## begin Material for the task

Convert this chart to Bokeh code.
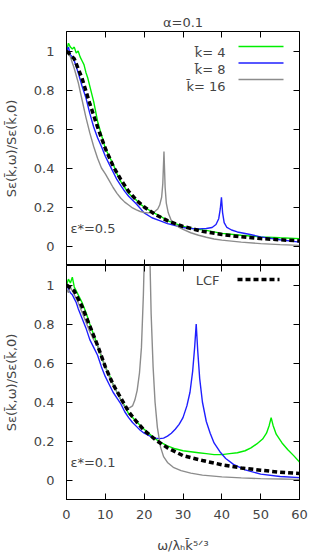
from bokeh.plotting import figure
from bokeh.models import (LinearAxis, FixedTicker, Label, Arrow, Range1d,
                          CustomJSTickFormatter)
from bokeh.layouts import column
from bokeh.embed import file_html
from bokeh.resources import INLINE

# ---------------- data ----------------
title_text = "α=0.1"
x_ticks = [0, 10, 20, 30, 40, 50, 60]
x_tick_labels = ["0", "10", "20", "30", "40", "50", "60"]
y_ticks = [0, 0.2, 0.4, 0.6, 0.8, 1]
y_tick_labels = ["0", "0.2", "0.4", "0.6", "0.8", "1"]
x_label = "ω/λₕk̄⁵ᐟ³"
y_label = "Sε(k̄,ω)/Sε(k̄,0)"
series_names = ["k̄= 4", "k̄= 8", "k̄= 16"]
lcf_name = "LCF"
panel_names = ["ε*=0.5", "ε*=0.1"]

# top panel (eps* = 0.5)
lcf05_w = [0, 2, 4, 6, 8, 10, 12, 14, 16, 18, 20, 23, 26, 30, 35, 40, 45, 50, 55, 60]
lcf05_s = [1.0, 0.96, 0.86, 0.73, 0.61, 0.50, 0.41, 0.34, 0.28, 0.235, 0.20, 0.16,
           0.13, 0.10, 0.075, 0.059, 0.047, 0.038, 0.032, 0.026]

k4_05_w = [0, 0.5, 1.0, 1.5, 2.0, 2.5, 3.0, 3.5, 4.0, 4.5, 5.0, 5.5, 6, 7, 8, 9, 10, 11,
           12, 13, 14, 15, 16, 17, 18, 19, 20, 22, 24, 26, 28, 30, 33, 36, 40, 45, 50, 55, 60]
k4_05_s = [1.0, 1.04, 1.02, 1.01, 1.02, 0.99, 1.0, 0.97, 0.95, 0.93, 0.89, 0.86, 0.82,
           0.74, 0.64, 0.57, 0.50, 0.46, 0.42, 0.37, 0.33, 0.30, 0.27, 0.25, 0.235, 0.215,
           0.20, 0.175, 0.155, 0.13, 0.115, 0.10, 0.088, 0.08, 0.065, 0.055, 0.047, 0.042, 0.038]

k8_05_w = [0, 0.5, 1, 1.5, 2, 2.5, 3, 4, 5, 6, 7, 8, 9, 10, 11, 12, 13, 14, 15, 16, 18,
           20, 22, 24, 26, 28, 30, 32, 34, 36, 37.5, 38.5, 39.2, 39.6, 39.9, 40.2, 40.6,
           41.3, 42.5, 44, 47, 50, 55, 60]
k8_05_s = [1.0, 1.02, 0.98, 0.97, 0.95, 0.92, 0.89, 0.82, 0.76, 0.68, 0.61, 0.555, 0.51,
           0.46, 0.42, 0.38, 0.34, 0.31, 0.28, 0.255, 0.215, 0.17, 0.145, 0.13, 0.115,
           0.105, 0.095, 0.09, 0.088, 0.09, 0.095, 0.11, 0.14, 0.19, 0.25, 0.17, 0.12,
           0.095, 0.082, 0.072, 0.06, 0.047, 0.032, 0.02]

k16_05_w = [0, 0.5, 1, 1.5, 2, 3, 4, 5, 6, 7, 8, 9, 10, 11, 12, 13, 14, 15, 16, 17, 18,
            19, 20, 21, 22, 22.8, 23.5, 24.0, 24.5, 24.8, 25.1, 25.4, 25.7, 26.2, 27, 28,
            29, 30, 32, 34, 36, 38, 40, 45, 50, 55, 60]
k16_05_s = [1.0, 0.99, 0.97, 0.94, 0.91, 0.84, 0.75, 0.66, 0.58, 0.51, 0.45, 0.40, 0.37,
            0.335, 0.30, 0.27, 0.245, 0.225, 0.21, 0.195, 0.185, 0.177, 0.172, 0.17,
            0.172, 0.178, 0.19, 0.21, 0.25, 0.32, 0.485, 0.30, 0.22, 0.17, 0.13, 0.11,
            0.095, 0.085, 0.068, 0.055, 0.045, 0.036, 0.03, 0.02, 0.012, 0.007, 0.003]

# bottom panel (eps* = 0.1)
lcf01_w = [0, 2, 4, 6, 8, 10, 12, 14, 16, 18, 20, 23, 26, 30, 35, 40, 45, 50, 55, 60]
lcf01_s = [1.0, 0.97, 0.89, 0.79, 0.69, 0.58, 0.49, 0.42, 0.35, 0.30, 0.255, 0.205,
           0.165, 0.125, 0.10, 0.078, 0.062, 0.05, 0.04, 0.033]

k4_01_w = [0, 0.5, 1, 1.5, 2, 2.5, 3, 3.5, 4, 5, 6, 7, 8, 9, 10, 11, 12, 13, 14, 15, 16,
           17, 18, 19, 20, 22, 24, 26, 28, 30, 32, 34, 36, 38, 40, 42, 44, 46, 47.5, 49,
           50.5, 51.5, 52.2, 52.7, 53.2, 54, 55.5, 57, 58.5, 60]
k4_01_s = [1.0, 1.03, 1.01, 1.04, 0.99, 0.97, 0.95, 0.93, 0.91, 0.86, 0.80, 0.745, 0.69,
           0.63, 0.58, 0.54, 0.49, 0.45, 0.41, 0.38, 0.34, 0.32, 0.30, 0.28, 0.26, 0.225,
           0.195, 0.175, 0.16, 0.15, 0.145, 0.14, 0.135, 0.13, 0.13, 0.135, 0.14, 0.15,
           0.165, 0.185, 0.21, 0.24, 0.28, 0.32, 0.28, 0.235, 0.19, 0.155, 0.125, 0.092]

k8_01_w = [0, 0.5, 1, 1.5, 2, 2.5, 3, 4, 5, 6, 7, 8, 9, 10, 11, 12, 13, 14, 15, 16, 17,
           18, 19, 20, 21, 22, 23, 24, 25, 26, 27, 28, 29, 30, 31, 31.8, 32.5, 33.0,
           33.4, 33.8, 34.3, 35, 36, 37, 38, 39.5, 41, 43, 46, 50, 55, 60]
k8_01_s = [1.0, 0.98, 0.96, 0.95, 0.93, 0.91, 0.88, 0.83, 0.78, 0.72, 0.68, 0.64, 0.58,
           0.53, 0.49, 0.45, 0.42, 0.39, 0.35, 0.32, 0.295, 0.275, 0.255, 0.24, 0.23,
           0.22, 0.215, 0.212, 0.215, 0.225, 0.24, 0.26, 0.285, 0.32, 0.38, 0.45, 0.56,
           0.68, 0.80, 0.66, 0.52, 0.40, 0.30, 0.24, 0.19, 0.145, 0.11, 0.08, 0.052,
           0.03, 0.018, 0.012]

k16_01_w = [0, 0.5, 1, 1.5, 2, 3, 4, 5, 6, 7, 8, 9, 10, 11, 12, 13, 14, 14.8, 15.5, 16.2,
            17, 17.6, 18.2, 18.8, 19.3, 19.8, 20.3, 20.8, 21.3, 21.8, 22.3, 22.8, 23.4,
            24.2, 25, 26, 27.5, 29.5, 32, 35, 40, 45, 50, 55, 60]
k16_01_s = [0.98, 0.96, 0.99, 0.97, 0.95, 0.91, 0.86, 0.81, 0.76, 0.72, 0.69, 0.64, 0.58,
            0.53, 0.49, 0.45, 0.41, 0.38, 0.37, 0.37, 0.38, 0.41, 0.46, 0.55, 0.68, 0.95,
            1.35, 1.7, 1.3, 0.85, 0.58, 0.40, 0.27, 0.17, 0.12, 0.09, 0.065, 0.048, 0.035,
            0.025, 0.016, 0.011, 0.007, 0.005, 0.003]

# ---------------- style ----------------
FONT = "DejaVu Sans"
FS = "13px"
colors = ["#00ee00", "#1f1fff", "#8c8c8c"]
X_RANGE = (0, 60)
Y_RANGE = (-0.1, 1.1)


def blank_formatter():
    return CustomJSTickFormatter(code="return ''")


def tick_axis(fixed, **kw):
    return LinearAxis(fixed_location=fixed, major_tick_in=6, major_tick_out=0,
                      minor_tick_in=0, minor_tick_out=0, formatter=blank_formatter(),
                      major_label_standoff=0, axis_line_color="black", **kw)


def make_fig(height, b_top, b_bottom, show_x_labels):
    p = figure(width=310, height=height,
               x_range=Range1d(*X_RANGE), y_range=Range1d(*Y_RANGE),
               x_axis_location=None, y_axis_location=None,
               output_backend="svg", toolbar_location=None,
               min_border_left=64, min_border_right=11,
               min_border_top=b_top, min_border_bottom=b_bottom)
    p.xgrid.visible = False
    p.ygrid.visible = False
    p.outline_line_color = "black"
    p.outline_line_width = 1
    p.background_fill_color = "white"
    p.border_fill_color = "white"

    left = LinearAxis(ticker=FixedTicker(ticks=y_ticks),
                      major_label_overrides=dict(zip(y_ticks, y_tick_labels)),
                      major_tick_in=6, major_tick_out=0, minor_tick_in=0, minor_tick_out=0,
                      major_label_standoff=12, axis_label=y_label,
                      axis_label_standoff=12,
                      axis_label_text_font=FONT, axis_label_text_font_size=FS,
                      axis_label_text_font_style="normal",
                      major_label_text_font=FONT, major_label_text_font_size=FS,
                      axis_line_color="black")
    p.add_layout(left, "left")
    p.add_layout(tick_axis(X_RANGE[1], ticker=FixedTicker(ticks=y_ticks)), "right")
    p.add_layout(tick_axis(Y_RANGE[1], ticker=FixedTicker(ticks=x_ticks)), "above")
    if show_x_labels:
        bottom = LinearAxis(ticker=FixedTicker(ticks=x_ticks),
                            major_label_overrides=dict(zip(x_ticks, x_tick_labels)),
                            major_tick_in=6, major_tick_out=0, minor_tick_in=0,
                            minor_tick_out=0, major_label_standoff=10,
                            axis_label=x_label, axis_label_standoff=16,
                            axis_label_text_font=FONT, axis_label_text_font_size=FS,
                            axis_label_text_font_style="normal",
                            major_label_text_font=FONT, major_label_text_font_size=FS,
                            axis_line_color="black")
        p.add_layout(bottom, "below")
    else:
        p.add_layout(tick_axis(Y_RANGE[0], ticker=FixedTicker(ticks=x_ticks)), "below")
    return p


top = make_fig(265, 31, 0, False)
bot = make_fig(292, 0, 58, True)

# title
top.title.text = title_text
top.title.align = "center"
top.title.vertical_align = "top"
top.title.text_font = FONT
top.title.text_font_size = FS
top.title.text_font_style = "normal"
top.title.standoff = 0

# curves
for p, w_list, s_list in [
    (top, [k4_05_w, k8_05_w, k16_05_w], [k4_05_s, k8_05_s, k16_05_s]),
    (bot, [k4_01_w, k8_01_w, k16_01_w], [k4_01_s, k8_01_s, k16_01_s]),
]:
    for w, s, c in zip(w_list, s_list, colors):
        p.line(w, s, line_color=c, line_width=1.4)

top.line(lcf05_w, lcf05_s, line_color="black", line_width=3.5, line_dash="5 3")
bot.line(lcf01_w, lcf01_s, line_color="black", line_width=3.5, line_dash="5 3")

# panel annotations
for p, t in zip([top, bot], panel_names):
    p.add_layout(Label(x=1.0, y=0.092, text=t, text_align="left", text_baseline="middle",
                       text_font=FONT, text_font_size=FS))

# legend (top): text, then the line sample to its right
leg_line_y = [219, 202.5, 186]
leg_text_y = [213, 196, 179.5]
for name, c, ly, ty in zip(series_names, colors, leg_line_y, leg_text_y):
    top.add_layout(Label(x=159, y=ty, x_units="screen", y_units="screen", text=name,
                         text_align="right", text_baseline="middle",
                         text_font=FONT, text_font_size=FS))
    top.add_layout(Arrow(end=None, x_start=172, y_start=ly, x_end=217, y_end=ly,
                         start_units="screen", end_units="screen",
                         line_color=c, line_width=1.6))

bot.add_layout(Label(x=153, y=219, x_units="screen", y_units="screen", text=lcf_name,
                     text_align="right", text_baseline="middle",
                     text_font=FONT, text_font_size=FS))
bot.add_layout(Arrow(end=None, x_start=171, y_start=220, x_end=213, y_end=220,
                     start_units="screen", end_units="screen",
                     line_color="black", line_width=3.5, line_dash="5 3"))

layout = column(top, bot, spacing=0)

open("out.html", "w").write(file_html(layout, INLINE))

## end Material for the task
## begin Material for the task

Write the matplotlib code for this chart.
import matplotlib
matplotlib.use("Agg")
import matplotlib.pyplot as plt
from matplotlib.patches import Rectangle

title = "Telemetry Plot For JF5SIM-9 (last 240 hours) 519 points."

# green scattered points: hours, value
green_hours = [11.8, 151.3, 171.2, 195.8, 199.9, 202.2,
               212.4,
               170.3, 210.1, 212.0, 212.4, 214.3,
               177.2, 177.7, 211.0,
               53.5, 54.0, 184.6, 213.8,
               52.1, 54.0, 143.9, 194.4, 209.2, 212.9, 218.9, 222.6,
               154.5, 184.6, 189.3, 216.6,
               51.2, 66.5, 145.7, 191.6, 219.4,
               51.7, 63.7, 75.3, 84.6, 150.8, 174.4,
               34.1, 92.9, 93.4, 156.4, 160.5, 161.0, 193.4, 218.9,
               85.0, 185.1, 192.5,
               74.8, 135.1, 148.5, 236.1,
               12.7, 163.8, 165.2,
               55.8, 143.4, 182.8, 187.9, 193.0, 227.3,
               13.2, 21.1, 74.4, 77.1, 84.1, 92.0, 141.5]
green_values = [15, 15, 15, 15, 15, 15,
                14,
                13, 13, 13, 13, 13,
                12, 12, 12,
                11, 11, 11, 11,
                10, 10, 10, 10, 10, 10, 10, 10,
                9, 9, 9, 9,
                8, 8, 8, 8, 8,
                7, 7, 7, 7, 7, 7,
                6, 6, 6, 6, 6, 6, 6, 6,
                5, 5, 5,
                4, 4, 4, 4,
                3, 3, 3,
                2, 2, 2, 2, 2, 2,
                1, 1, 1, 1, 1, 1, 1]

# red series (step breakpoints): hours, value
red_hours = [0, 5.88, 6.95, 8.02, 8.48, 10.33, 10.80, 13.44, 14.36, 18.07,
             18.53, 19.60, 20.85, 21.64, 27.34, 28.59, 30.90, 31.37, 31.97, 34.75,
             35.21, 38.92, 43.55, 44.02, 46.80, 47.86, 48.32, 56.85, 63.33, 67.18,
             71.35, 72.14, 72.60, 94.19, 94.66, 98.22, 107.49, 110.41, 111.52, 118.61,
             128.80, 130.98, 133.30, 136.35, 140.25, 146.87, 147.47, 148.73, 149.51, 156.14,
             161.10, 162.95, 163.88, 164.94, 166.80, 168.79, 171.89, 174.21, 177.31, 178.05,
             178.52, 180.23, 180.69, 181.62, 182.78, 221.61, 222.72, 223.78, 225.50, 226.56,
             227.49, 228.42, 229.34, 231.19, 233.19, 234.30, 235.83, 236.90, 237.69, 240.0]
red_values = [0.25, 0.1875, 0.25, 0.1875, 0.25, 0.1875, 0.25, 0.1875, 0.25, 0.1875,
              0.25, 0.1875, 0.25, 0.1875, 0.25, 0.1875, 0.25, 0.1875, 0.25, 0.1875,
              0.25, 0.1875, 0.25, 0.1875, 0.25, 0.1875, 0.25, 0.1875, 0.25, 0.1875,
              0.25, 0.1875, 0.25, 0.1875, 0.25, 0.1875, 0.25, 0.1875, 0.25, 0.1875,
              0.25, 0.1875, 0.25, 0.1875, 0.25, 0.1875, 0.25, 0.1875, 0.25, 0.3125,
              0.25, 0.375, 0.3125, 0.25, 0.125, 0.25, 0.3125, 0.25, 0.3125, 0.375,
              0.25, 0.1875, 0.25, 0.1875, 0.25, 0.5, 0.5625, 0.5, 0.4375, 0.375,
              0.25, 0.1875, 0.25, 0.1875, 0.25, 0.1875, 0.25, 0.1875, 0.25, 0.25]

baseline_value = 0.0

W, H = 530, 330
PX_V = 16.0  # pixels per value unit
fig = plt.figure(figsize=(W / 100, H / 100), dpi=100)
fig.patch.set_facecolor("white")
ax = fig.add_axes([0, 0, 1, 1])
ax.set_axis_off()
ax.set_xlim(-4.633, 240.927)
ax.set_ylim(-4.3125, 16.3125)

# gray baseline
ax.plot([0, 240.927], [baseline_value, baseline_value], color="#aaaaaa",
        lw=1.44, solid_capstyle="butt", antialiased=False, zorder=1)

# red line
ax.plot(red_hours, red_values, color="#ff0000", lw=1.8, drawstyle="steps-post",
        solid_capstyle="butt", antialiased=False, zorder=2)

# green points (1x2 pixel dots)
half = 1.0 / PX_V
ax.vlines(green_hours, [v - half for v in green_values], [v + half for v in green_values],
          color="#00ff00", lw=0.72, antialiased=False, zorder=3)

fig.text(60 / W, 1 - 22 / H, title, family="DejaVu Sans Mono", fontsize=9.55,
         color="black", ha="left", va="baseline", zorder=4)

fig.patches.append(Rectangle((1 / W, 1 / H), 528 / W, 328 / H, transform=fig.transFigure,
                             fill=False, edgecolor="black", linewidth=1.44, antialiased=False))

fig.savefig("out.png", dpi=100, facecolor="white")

## end Material for the task

**Requirements**
In the listing above, find the line containing "Convert this chart to Bokeh code." and the line containing "0.095, 0.082, 0.072, 0.06, 0.047, 0.032, 0.02]", then write out both of them and every line between, exactly, with no pictures.

**Response below**
Convert this chart to Bokeh code.
from bokeh.plotting import figure
from bokeh.models import (LinearAxis, FixedTicker, Label, Arrow, Range1d,
                          CustomJSTickFormatter)
from bokeh.layouts import column
from bokeh.embed import file_html
from bokeh.resources import INLINE

# ---------------- data ----------------
title_text = "α=0.1"
x_ticks = [0, 10, 20, 30, 40, 50, 60]
x_tick_labels = ["0", "10", "20", "30", "40", "50", "60"]
y_ticks = [0, 0.2, 0.4, 0.6, 0.8, 1]
y_tick_labels = ["0", "0.2", "0.4", "0.6", "0.8", "1"]
x_label = "ω/λₕk̄⁵ᐟ³"
y_label = "Sε(k̄,ω)/Sε(k̄,0)"
series_names = ["k̄= 4", "k̄= 8", "k̄= 16"]
lcf_name = "LCF"
panel_names = ["ε*=0.5", "ε*=0.1"]

# top panel (eps* = 0.5)
lcf05_w = [0, 2, 4, 6, 8, 10, 12, 14, 16, 18, 20, 23, 26, 30, 35, 40, 45, 50, 55, 60]
lcf05_s = [1.0, 0.96, 0.86, 0.73, 0.61, 0.50, 0.41, 0.34, 0.28, 0.235, 0.20, 0.16,
           0.13, 0.10, 0.075, 0.059, 0.047, 0.038, 0.032, 0.026]

k4_05_w = [0, 0.5, 1.0, 1.5, 2.0, 2.5, 3.0, 3.5, 4.0, 4.5, 5.0, 5.5, 6, 7, 8, 9, 10, 11,
           12, 13, 14, 15, 16, 17, 18, 19, 20, 22, 24, 26, 28, 30, 33, 36, 40, 45, 50, 55, 60]
k4_05_s = [1.0, 1.04, 1.02, 1.01, 1.02, 0.99, 1.0, 0.97, 0.95, 0.93, 0.89, 0.86, 0.82,
           0.74, 0.64, 0.57, 0.50, 0.46, 0.42, 0.37, 0.33, 0.30, 0.27, 0.25, 0.235, 0.215,
           0.20, 0.175, 0.155, 0.13, 0.115, 0.10, 0.088, 0.08, 0.065, 0.055, 0.047, 0.042, 0.038]

k8_05_w = [0, 0.5, 1, 1.5, 2, 2.5, 3, 4, 5, 6, 7, 8, 9, 10, 11, 12, 13, 14, 15, 16, 18,
           20, 22, 24, 26, 28, 30, 32, 34, 36, 37.5, 38.5, 39.2, 39.6, 39.9, 40.2, 40.6,
           41.3, 42.5, 44, 47, 50, 55, 60]
k8_05_s = [1.0, 1.02, 0.98, 0.97, 0.95, 0.92, 0.89, 0.82, 0.76, 0.68, 0.61, 0.555, 0.51,
           0.46, 0.42, 0.38, 0.34, 0.31, 0.28, 0.255, 0.215, 0.17, 0.145, 0.13, 0.115,
           0.105, 0.095, 0.09, 0.088, 0.09, 0.095, 0.11, 0.14, 0.19, 0.25, 0.17, 0.12,
           0.095, 0.082, 0.072, 0.06, 0.047, 0.032, 0.02]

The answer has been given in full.